The opportunity that she seized was founding of Hull-House, a "settlement house" where Chicago's poor were given access to health care, job leads, education, exercise, and the arts. Over time Addams became active in civic and pacifist movements at home and abroad. She spoke at the 1913 ceremony opening the Peace Palace at The Hague, for instance, and served as President of the Women's International League for Peace and Freedom established there 2 years later. Because of her opposition to World War I, the Daughters of the American Revolution expelled Addams from its ranks.
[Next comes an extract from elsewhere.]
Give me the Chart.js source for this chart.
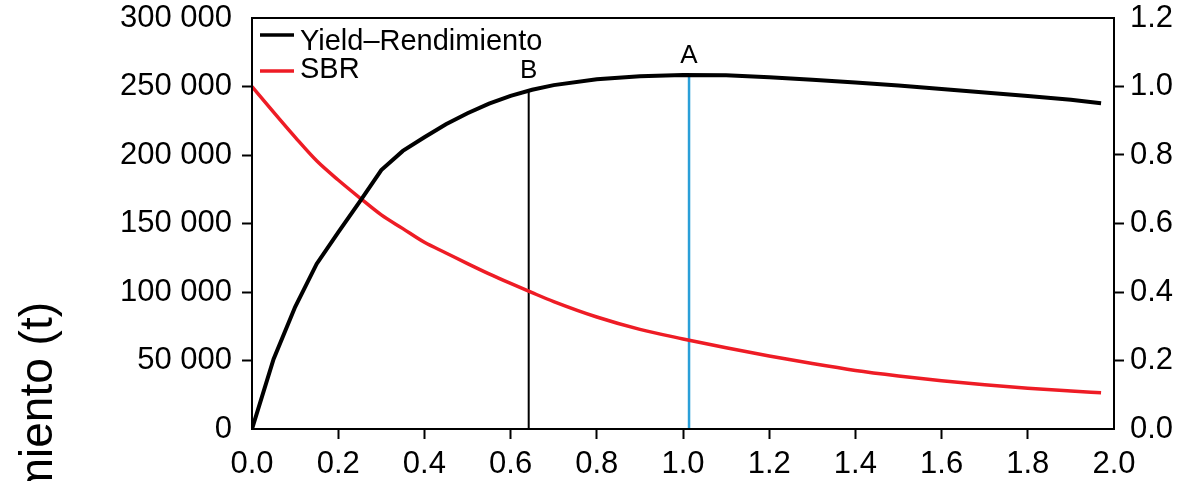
<!DOCTYPE html>
<html>
<head>
<meta charset="utf-8">
<script src="https://cdn.jsdelivr.net/npm/chart.js@4.4.1/dist/chart.umd.min.js"></script>
<style>
  html, body { margin: 0; padding: 0; background: #fff; overflow: hidden; }
  #yieldChart { display: block; }
</style>
</head>
<body>
<canvas id="yieldChart" width="1181" height="481"></canvas>
<script>
// fishing mortality F on the x axis
const fValues = [0, 0.05, 0.1, 0.15, 0.2, 0.25, 0.3, 0.35, 0.4, 0.45, 0.5, 0.55, 0.6, 0.65,
                 0.7, 0.8, 0.9, 1.0, 1.1, 1.2, 1.3, 1.4, 1.5, 1.6, 1.7, 1.8, 1.9, 1.97];
// yield in tonnes (left axis)
const yieldValues = [0, 51000, 89000, 120500, 143500, 166000, 189000, 203000, 213000, 222500,
                     230500, 237500, 243200, 247600, 251000, 255300, 257500, 258400, 258200,
                     256800, 255000, 253000, 250700, 248200, 245700, 243000, 240300, 237700];
// spawning biomass ratio (right axis)
const sbrValues = [1.0, 0.925, 0.852, 0.783, 0.727, 0.675, 0.625, 0.585, 0.545, 0.514,
                   0.483, 0.453, 0.425, 0.398, 0.372, 0.327, 0.291, 0.263, 0.237, 0.213,
                   0.191, 0.171, 0.155, 0.141, 0.129, 0.119, 0.111, 0.106];

// reference points B and A: F value and yield where the vertical line stops
const markerNames = ['B', 'A'];
const markerF = [0.642, 1.014];
const markerYield = [247300, 258400];
const markerColors = ['#000000', '#2a9fd8'];

const leftTicks = [0, 50000, 100000, 150000, 200000, 250000, 300000];
const rightTicks = [0, 0.2, 0.4, 0.6, 0.8, 1.0, 1.2];
const xTicks = [0, 0.2, 0.4, 0.6, 0.8, 1.0, 1.2, 1.4, 1.6, 1.8, 2.0];

const legendLabels = ['Yield\u2013Rendimiento', 'SBR'];
const yTitle = 'Rendimiento (t)';

const FONT = "'Liberation Sans', Arial, sans-serif";
const RED = '#ee1c25';

function toPoints(xs, ys) {
    return xs.map((x, i) => ({x: x, y: ys[i]}));
}

// no tick marks at the two ends of an axis
function endTickColor(ctx) {
    const n = ctx.scale.ticks.length;
    return (ctx.index === 0 || ctx.index === n - 1) ? 'rgba(0,0,0,0)' : '#000';
}

function thousands(v) {
    return String(v).replace(/\B(?=(\d{3})+(?!\d))/g, ' ');
}

const datasets = [
    {
        label: legendLabels[0],
        data: toPoints(fValues, yieldValues),
        yAxisID: 'y',
        borderColor: '#000',
        borderWidth: 4,
        pointRadius: 0,
        tension: 0
    },
    {
        label: legendLabels[1],
        data: toPoints(fValues, sbrValues),
        yAxisID: 'y1',
        borderColor: RED,
        borderWidth: 3.5,
        pointRadius: 0,
        cubicInterpolationMode: 'monotone'
    }
];
markerNames.forEach((name, i) => {
    datasets.push({
        label: name,
        data: [{x: markerF[i], y: 0}, {x: markerF[i], y: markerYield[i]}],
        yAxisID: 'y',
        borderColor: markerColors[i],
        borderWidth: i === 0 ? 2 : 2.5,
        pointRadius: 0,
        order: 5
    });
});

// box around the plot area
const framePlugin = {
    id: 'frame',
    afterDraw(chart) {
        const a = chart.chartArea;
        const ctx = chart.ctx;
        ctx.save();
        ctx.strokeStyle = '#000';
        ctx.lineWidth = 2;
        ctx.strokeRect(a.left, a.top, a.right - a.left, a.bottom - a.top);
        ctx.restore();
    }
};

// letters above the reference lines
const markerLabels = {
    id: 'markerLabels',
    afterDatasetsDraw(chart) {
        const ctx = chart.ctx;
        const xs = chart.scales.x, ys = chart.scales.y;
        ctx.save();
        ctx.font = '26px ' + FONT;
        ctx.fillStyle = '#000';
        ctx.textAlign = 'center';
        ctx.textBaseline = 'alphabetic';
        markerNames.forEach((name, i) => {
            ctx.fillText(name, xs.getPixelForValue(markerF[i]), ys.getPixelForValue(markerYield[i]) - 12);
        });
        ctx.restore();
    }
};

// legend drawn inside the top left corner
const innerLegend = {
    id: 'innerLegend',
    afterDraw(chart) {
        const a = chart.chartArea;
        const ctx = chart.ctx;
        const colors = ['#000', RED];
        ctx.save();
        ctx.font = '29px ' + FONT;
        ctx.textBaseline = 'alphabetic';
        ctx.textAlign = 'left';
        legendLabels.forEach((lab, i) => {
            const lineY = a.top + 17 + i * 36;
            ctx.strokeStyle = colors[i];
            ctx.lineWidth = 3.5;
            ctx.beginPath();
            ctx.moveTo(a.left + 8, lineY);
            ctx.lineTo(a.left + 42, lineY);
            ctx.stroke();
            ctx.fillStyle = '#000';
            ctx.fillText(lab, a.left + 48, a.top + 32 + i * 28);
        });
        ctx.restore();
    }
};

// left title, shared with the panel below so only its upper end shows
const sideTitle = {
    id: 'sideTitle',
    afterDraw(chart) {
        const a = chart.chartArea;
        const ctx = chart.ctx;
        ctx.save();
        ctx.font = '46px ' + FONT;
        ctx.fillStyle = '#000';
        ctx.translate(a.left - 200, a.top + 284);
        ctx.rotate(-Math.PI / 2);
        ctx.textAlign = 'right';
        ctx.textBaseline = 'alphabetic';
        ctx.fillText(yTitle, 0, 0);
        ctx.restore();
    }
};

const tickFont = {family: FONT, size: 31};

// fixed axis sizes; labels may spill into the margins
function fixSize(prop, size) {
    return s => {
        s[prop] = size;
        s.paddingTop = 0;
        s.paddingBottom = 0;
        s.paddingLeft = 0;
        s.paddingRight = 0;
    };
}

new Chart(document.getElementById('yieldChart'), {
    type: 'line',
    data: {datasets: datasets},
    plugins: [framePlugin, markerLabels, innerLegend, sideTitle],
    options: {
        responsive: false,
        animation: false,
        layout: {padding: {top: 18, left: 0, right: 0, bottom: 0}},
        plugins: {legend: {display: false}, tooltip: {enabled: false}},
        scales: {
            x: {
                type: 'linear',
                min: 0,
                max: 2,
                afterBuildTicks: s => { s.ticks = xTicks.map(v => ({value: v})); },
                afterFit: fixSize('height', 52),
                ticks: {color: '#000', font: tickFont, padding: 7, maxRotation: 0,
                        callback: v => v.toFixed(1)},
                grid: {drawOnChartArea: false, tickLength: 10, tickWidth: 2, color: endTickColor},
                border: {color: '#000', width: 2}
            },
            y: {
                position: 'left',
                min: 0,
                max: 300000,
                afterBuildTicks: s => { s.ticks = leftTicks.map(v => ({value: v})); },
                afterFit: fixSize('width', 252),
                ticks: {color: '#000', font: tickFont, padding: 10, callback: v => thousands(v)},
                grid: {drawOnChartArea: false, tickLength: 10, tickWidth: 2, color: endTickColor},
                border: {color: '#000', width: 2}
            },
            y1: {
                position: 'right',
                min: 0,
                max: 1.2,
                afterBuildTicks: s => { s.ticks = rightTicks.map(v => ({value: v})); },
                afterFit: fixSize('width', 67),
                ticks: {color: '#000', font: tickFont, padding: 6, callback: v => v.toFixed(1)},
                grid: {drawOnChartArea: false, tickLength: 10, tickWidth: 2, color: endTickColor},
                border: {color: '#000', width: 2}
            }
        }
    }
});
</script>
</body>
</html>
Addams' memoir Twenty Years at Hull-House (1910) is an inspiration. (photo of Addams, holding a peace banner at right, with a flag-holding woman believed to be Mary McDowell, courtesy of Library of Congress.)

Saturday, June 23, 2007

On June 23, ...

... 1888, at the Republican National Convention in Chicago, Frederick Douglass (right), the abolitionist and women's suffragist who had escaped slavery in 1838 and written and spoken out about his experiences ever since, became the 1st American of African ancestry proposed for nomination as President of the United States. Benjamin Harrison would win the GOP nomination 2 days later; soon after his election, Harrison named Douglass U.S. minister to Haiti. (For an excellent analysis of Douglass' transformative midcentury journey to famine-struck Ireland, see Peter D. O'Neill, “Frederick Douglass and the Irish,” 5 Foilsiú 57 (2006) (available here).
... 1894, the International Olympic Committee, an international, nonprofit, nongovernmental organization, was founded as a means to revive the famed athletic games of ancient Greece.

Saturday, April 21, 2007

On April 21, ...

... 1926, Queen Elizabeth II of England was born Elizabeth Alexandra Mary Windsor. She became queen in 1952 after the death of her father, King George VI.
... 1944, Article 17 of the Ordonnance portant organisation des pouvoirs publics en France après la Libération, declared French women eligible to vote "under the same conditions as men." It was the culmination of a suffrage movement that dated not just to the early 1900s (see photo), but all the way back to the late 1700s, when its leaders included Olympe de Gouges, namesake of IntLawGrrl Hélène Ruiz Fabri. Tomorrow, as "Anna Koransky" [IntLawGrrl Naomi Norberg] explained here, women and men in France will go to the polls for the 1st round of this year's Presidential election, in which, for the 1st time, a woman is among the leading candidates.

Tuesday, March 13, 2007

On March 13, ...

... 1906, 86-year-old Susan B. Anthony, whose wide-ranging political activism included leadership in the International Woman Suffrage Alliance, died at her Rochester, N.Y., home.
... 1925, the Tennessee Legislature made it a crime "to teach any theory that denies the story of the Divine Creation of man as taught in the Bible, and to teach instead that man has descended from a lower order of animals." The trial of schoolteacher John Scopes soon followed; 2 years later the state supreme court overturned Scopes' conviction on a technicality. Defending him was famed trial lawyer Clarence Darrow, who would die on March 13, 1938, the 13th anniversary of this law's enactment.